Ohio is awash in advertising money from the campaigns and outside groups. The state has already been open for early voting for two weeks, and has another two weeks left to go. The Romney and Obama campaigns are treating every day in Ohio like it's election day, Mann said. That barrage is making Ohioans tune out.

"Unrelated to social pressure, I'm conducting experiments in battlefield states," Mann said. "You can't get people to answer the phone in Ohio."

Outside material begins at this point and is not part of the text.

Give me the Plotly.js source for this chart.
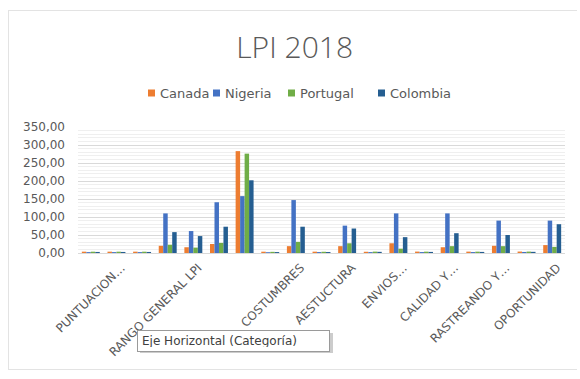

That's where these emerging experiments at the margins, focused on person-to-person contact, begin to make sense. The Obama campaign, for instance, has in recent days been sending emails to supporters asking them to contact friends in battleground states with early voting. Obama supporters who have signed in to the Obama for America Facebook app have shared their friends list with the campaign. Some of them are getting emails asking them to share Facebook messages with friends in states like Ohio and Nevada that have the potential to decide the entire election. The Romney campaign has also launched an app that rifles through users' Facebook friends and highlights potential voters to contact on the campaign's behalf. Neither of those appear to include a Big-Brother style message about following up to tell everyone if the voter cast a ballot, but they do ask supporters to reach out based on things the campaigns know about those supporters' friends, like where they live.

"The logic behind this is the impact of these messages will be stronger from their friends," Mann said. "That's from psychology. There's a common-sense piece here that a big challenge for campaigns in this electoral environment is delivering a message that they pay attention to. It isn't the fourth phone call they receive in a night, it isn't another piece in a stack of mail."

Both presidential campaigns now seem to be trying to find a path to victory that plays on this combination of available information, available connections, and social pressure, but does so in a way that is subtle enough not to piss anyone off. I asked Ann Althouse, the Wisconsin law professor who protested against getting that overtly threatening mailer from the Greater Wisconsin Political Fund, about the argument that a voter's history is open and voting is a civic duty. I also pointed out to her that new tools allowed campaigns to identify the likeliest voters from among a supporter's Facebook friends and give that supporter ideas about how to gently nudge them towards the ballot box.

It's one thing to keep track of who voted to make sure an election is fair and the tally is accurate, she said, and quite another to use it for a political purpose.

"I'm aware of the research that says this social pressure works," Althouse wrote to me in an email, "but if using it subjects you to condemnation, it can backfire. I hope it backfires. I think it's creepy, ugly, and embarrassing for the candidate who stoops to this method. I feel the same way about playing on racial fears. You're free to do that, and you might sway some votes that way, there will be a backlash of condemnation that makes it a net loss."

What about friends who reach out on Facebook, I asked, or make a phone call, that's obviously informed by a campaign's hope that it will pressure her to vote?

"If such a call went through at my house, the caller -- if it was someone I knew so I answered the phone -- would get a piece of my mind," she wrote, "and would not get off the phone with me until he exhibited shame and apologized for calling."

This post has been updated. Charles Duhigg's book, "The Power of Habit," is focused on studies of behavior and how they are applied to business, not only targeted marketing.

This post has been corrected to give Shane Hamlin's proper title. He is co-director of elections, not assistant secretary of state.

This post has been corrected to properly explain mailers sent out this summer with donor information. They included donors' first names and last initials, not first initial and last name.